Теперь надо на столе нажать все три кнопки — белую, красную, синюю.
— Земля, я космонавт, передаю сообщения. Температура в камере 27 градусов. Давление обычное. На первом влагомере 74 процента, на втором — 61. Самочувствие нормальное. Все идет хорошо.
Он знает, его видят, а он — никого.
— Возьмите указку, начнем работать с таблицей.
— Есть начать работать с таблицей! Двадцать четыре — один, двадцать три — два, двадцать два — три, двадцать один — четыре, двадцать, — Юрий немного замешкался. — Ах вот она, проклятая пятерка, — девятнадцать — шесть, восемнадцать — семь. — И опять пауза. — Семнадцать — восемь, шестнадцать. — Он никак не мог отыскать девятку, не зная, что на графике линия самописца прыгнула резко в сторону — самый большой временной интервал. Пятнадцать — десять, четырнадцать — одиннадцать. И вдруг грянул марш Дунаевского. Почему — тринадцать — двенадцать, двенадцать — тринадцать получились как бы слитными, сразу выявились перед глазами? Значит что, помогла музыка? И дальше опять все пошло равномерно в такт легким шагам Утесова, идущего с кнутом на плече: «Шагай вперед, комсомольское племя, расти и пой, чтоб улыбки цвели, мы покоряем пространство и время, мы молодые хозяева земли».
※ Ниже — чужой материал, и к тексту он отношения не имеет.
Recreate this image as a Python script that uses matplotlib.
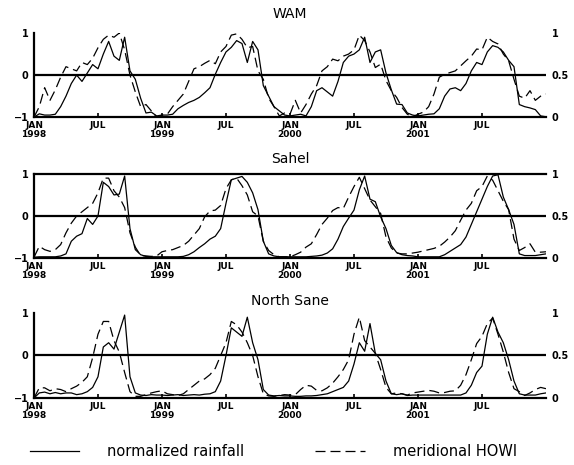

Тогда еще врачи сами не знали, а только догадывались, что музыка помогает избавиться от сенсорного голода, возвращает силы, приводит человека в себя. Девушка, дублер Терешковой, сразу догадалась в своей сурдокамере, что ей передали Рахманинова, его первый концерт для фортепиано с оркестром. «Состояние было совершенно необычным, — писала она в отчете. — Я чувствовала, как комок слез душит меня, что еще минута и я не сдержусь и зарыдаю… Передо мной будто пронеслась семья, друзья, вся предыдущая жизнь, мечты. Собственно, пронеслись не сами образы, а пробудилась вся та сложная гамма чувств, которая отображает мое отношение к жизни. Потом эти острые чувства стали как бы ослабевать, музыка стала приятной, красота и законченность ее сами по себе успокоили меня».